---------- Collected material ----------
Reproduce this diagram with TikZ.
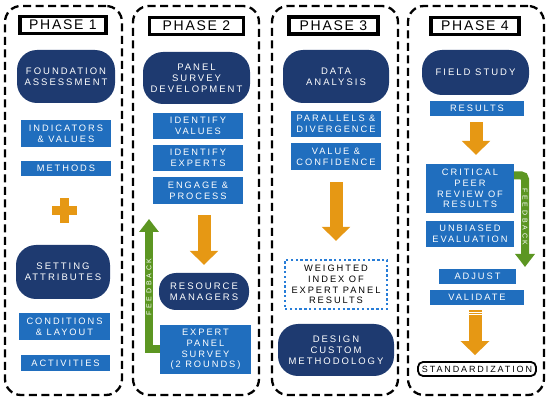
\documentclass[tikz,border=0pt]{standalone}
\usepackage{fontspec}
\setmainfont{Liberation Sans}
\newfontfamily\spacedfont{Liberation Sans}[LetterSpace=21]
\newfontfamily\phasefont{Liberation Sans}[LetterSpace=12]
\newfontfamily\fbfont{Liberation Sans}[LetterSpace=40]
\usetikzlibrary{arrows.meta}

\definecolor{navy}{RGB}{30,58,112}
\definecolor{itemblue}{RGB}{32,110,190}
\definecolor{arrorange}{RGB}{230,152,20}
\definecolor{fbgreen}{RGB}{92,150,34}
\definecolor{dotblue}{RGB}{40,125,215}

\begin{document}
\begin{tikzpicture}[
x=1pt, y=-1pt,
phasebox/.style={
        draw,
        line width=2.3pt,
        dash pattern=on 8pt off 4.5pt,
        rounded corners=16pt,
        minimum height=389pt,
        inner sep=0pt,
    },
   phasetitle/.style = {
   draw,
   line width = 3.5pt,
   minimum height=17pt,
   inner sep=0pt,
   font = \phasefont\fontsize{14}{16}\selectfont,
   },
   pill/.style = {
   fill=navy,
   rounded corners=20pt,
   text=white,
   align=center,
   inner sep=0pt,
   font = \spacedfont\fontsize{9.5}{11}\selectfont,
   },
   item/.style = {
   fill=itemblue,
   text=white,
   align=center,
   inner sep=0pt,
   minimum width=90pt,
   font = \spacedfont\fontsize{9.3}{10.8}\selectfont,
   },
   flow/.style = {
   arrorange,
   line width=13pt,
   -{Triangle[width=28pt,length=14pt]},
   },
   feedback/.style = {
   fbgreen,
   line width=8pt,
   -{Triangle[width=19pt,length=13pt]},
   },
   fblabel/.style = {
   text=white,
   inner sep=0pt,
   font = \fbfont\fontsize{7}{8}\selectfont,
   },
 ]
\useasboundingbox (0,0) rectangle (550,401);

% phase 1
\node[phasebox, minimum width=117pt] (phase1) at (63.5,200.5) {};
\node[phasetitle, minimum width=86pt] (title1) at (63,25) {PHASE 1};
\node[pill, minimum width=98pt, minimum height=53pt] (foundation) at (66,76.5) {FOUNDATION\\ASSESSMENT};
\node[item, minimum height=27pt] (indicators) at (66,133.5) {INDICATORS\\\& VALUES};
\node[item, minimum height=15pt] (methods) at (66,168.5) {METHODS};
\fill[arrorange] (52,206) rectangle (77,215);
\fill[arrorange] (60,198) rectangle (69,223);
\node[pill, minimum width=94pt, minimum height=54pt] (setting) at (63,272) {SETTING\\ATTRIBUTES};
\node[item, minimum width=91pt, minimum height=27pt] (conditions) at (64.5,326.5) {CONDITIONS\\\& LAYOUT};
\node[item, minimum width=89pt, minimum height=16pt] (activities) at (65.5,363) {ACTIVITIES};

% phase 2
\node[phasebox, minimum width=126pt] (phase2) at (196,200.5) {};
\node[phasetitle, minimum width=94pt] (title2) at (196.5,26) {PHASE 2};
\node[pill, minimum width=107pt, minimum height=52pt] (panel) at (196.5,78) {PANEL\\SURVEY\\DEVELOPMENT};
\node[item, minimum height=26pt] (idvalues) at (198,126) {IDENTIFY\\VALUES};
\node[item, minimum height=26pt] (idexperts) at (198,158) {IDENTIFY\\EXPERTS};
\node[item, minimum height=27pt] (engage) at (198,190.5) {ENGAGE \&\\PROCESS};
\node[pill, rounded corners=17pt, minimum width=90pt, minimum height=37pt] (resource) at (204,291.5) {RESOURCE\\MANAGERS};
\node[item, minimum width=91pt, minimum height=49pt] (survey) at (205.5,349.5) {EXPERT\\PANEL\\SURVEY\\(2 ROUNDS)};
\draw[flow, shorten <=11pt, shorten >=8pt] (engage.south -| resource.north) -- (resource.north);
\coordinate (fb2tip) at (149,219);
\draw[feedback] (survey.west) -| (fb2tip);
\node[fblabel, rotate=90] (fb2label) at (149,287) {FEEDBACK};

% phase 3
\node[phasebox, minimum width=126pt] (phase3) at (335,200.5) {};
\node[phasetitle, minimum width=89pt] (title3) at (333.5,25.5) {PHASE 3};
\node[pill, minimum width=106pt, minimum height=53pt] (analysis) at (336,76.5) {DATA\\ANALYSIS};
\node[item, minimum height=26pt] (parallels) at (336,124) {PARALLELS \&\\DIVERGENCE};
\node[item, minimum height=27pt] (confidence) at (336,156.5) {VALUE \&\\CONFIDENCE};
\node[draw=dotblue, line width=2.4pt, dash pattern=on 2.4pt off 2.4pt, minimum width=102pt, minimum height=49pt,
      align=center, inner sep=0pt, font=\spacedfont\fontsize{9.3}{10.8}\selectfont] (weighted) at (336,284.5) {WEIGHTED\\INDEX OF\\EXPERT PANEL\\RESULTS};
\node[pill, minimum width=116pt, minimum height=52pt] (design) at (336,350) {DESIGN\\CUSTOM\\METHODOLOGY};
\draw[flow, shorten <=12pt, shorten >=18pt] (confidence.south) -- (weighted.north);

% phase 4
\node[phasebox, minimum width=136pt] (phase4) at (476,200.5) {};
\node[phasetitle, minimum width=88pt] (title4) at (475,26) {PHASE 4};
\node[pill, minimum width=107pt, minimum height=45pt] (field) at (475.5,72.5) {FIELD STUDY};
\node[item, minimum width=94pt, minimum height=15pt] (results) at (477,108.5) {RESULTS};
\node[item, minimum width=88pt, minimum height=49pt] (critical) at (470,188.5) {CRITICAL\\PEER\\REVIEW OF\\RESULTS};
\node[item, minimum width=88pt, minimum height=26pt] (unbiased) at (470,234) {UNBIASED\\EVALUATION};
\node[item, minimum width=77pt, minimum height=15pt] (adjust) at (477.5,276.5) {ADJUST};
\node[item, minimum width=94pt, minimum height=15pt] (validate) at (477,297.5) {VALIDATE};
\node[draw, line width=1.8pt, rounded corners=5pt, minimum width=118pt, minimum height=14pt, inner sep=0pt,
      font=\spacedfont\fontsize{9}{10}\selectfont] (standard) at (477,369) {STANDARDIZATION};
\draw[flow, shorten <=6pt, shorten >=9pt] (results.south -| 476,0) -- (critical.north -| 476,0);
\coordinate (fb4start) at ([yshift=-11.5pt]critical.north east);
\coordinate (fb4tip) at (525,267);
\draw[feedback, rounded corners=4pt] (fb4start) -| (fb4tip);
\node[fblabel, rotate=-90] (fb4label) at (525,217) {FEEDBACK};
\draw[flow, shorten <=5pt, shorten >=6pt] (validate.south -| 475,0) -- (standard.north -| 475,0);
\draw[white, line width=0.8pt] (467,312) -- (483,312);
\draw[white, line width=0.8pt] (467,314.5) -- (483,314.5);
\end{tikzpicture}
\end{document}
----------
# [What is asked]
Every line above should be returned word for word, with the pictures left behind.

# [Correct response]
Reproduce this diagram with TikZ.
\documentclass[tikz,border=0pt]{standalone}
\usepackage{fontspec}
\setmainfont{Liberation Sans}
\newfontfamily\spacedfont{Liberation Sans}[LetterSpace=21]
\newfontfamily\phasefont{Liberation Sans}[LetterSpace=12]
\newfontfamily\fbfont{Liberation Sans}[LetterSpace=40]
\usetikzlibrary{arrows.meta}

\definecolor{navy}{RGB}{30,58,112}
\definecolor{itemblue}{RGB}{32,110,190}
\definecolor{arrorange}{RGB}{230,152,20}
\definecolor{fbgreen}{RGB}{92,150,34}
\definecolor{dotblue}{RGB}{40,125,215}

\begin{document}
\begin{tikzpicture}[
x=1pt, y=-1pt,
phasebox/.style={
        draw,
        line width=2.3pt,
        dash pattern=on 8pt off 4.5pt,
        rounded corners=16pt,
        minimum height=389pt,
        inner sep=0pt,
    },
   phasetitle/.style = {
   draw,
   line width = 3.5pt,
   minimum height=17pt,
   inner sep=0pt,
   font = \phasefont\fontsize{14}{16}\selectfont,
   },
   pill/.style = {
   fill=navy,
   rounded corners=20pt,
   text=white,
   align=center,
   inner sep=0pt,
   font = \spacedfont\fontsize{9.5}{11}\selectfont,
   },
   item/.style = {
   fill=itemblue,
   text=white,
   align=center,
   inner sep=0pt,
   minimum width=90pt,
   font = \spacedfont\fontsize{9.3}{10.8}\selectfont,
   },
   flow/.style = {
   arrorange,
   line width=13pt,
   -{Triangle[width=28pt,length=14pt]},
   },
   feedback/.style = {
   fbgreen,
   line width=8pt,
   -{Triangle[width=19pt,length=13pt]},
   },
   fblabel/.style = {
   text=white,
   inner sep=0pt,
   font = \fbfont\fontsize{7}{8}\selectfont,
   },
 ]
\useasboundingbox (0,0) rectangle (550,401);

% phase 1
\node[phasebox, minimum width=117pt] (phase1) at (63.5,200.5) {};
\node[phasetitle, minimum width=86pt] (title1) at (63,25) {PHASE 1};
\node[pill, minimum width=98pt, minimum height=53pt] (foundation) at (66,76.5) {FOUNDATION\\ASSESSMENT};
\node[item, minimum height=27pt] (indicators) at (66,133.5) {INDICATORS\\\& VALUES};
\node[item, minimum height=15pt] (methods) at (66,168.5) {METHODS};
\fill[arrorange] (52,206) rectangle (77,215);
\fill[arrorange] (60,198) rectangle (69,223);
\node[pill, minimum width=94pt, minimum height=54pt] (setting) at (63,272) {SETTING\\ATTRIBUTES};
\node[item, minimum width=91pt, minimum height=27pt] (conditions) at (64.5,326.5) {CONDITIONS\\\& LAYOUT};
\node[item, minimum width=89pt, minimum height=16pt] (activities) at (65.5,363) {ACTIVITIES};

% phase 2
\node[phasebox, minimum width=126pt] (phase2) at (196,200.5) {};
\node[phasetitle, minimum width=94pt] (title2) at (196.5,26) {PHASE 2};
\node[pill, minimum width=107pt, minimum height=52pt] (panel) at (196.5,78) {PANEL\\SURVEY\\DEVELOPMENT};
\node[item, minimum height=26pt] (idvalues) at (198,126) {IDENTIFY\\VALUES};
\node[item, minimum height=26pt] (idexperts) at (198,158) {IDENTIFY\\EXPERTS};
\node[item, minimum height=27pt] (engage) at (198,190.5) {ENGAGE \&\\PROCESS};
\node[pill, rounded corners=17pt, minimum width=90pt, minimum height=37pt] (resource) at (204,291.5) {RESOURCE\\MANAGERS};
\node[item, minimum width=91pt, minimum height=49pt] (survey) at (205.5,349.5) {EXPERT\\PANEL\\SURVEY\\(2 ROUNDS)};
\draw[flow, shorten <=11pt, shorten >=8pt] (engage.south -| resource.north) -- (resource.north);
\coordinate (fb2tip) at (149,219);
\draw[feedback] (survey.west) -| (fb2tip);
\node[fblabel, rotate=90] (fb2label) at (149,287) {FEEDBACK};

% phase 3
\node[phasebox, minimum width=126pt] (phase3) at (335,200.5) {};
\node[phasetitle, minimum width=89pt] (title3) at (333.5,25.5) {PHASE 3};
\node[pill, minimum width=106pt, minimum height=53pt] (analysis) at (336,76.5) {DATA\\ANALYSIS};
\node[item, minimum height=26pt] (parallels) at (336,124) {PARALLELS \&\\DIVERGENCE};
\node[item, minimum height=27pt] (confidence) at (336,156.5) {VALUE \&\\CONFIDENCE};
\node[draw=dotblue, line width=2.4pt, dash pattern=on 2.4pt off 2.4pt, minimum width=102pt, minimum height=49pt,
      align=center, inner sep=0pt, font=\spacedfont\fontsize{9.3}{10.8}\selectfont] (weighted) at (336,284.5) {WEIGHTED\\INDEX OF\\EXPERT PANEL\\RESULTS};
\node[pill, minimum width=116pt, minimum height=52pt] (design) at (336,350) {DESIGN\\CUSTOM\\METHODOLOGY};
\draw[flow, shorten <=12pt, shorten >=18pt] (confidence.south) -- (weighted.north);

% phase 4
\node[phasebox, minimum width=136pt] (phase4) at (476,200.5) {};
\node[phasetitle, minimum width=88pt] (title4) at (475,26) {PHASE 4};
\node[pill, minimum width=107pt, minimum height=45pt] (field) at (475.5,72.5) {FIELD STUDY};
\node[item, minimum width=94pt, minimum height=15pt] (results) at (477,108.5) {RESULTS};
\node[item, minimum width=88pt, minimum height=49pt] (critical) at (470,188.5) {CRITICAL\\PEER\\REVIEW OF\\RESULTS};
\node[item, minimum width=88pt, minimum height=26pt] (unbiased) at (470,234) {UNBIASED\\EVALUATION};
\node[item, minimum width=77pt, minimum height=15pt] (adjust) at (477.5,276.5) {ADJUST};
\node[item, minimum width=94pt, minimum height=15pt] (validate) at (477,297.5) {VALIDATE};
\node[draw, line width=1.8pt, rounded corners=5pt, minimum width=118pt, minimum height=14pt, inner sep=0pt,
      font=\spacedfont\fontsize{9}{10}\selectfont] (standard) at (477,369) {STANDARDIZATION};
\draw[flow, shorten <=6pt, shorten >=9pt] (results.south -| 476,0) -- (critical.north -| 476,0);
\coordinate (fb4start) at ([yshift=-11.5pt]critical.north east);
\coordinate (fb4tip) at (525,267);
\draw[feedback, rounded corners=4pt] (fb4start) -| (fb4tip);
\node[fblabel, rotate=-90] (fb4label) at (525,217) {FEEDBACK};
\draw[flow, shorten <=5pt, shorten >=6pt] (validate.south -| 475,0) -- (standard.north -| 475,0);
\draw[white, line width=0.8pt] (467,312) -- (483,312);
\draw[white, line width=0.8pt] (467,314.5) -- (483,314.5);
\end{tikzpicture}
\end{document}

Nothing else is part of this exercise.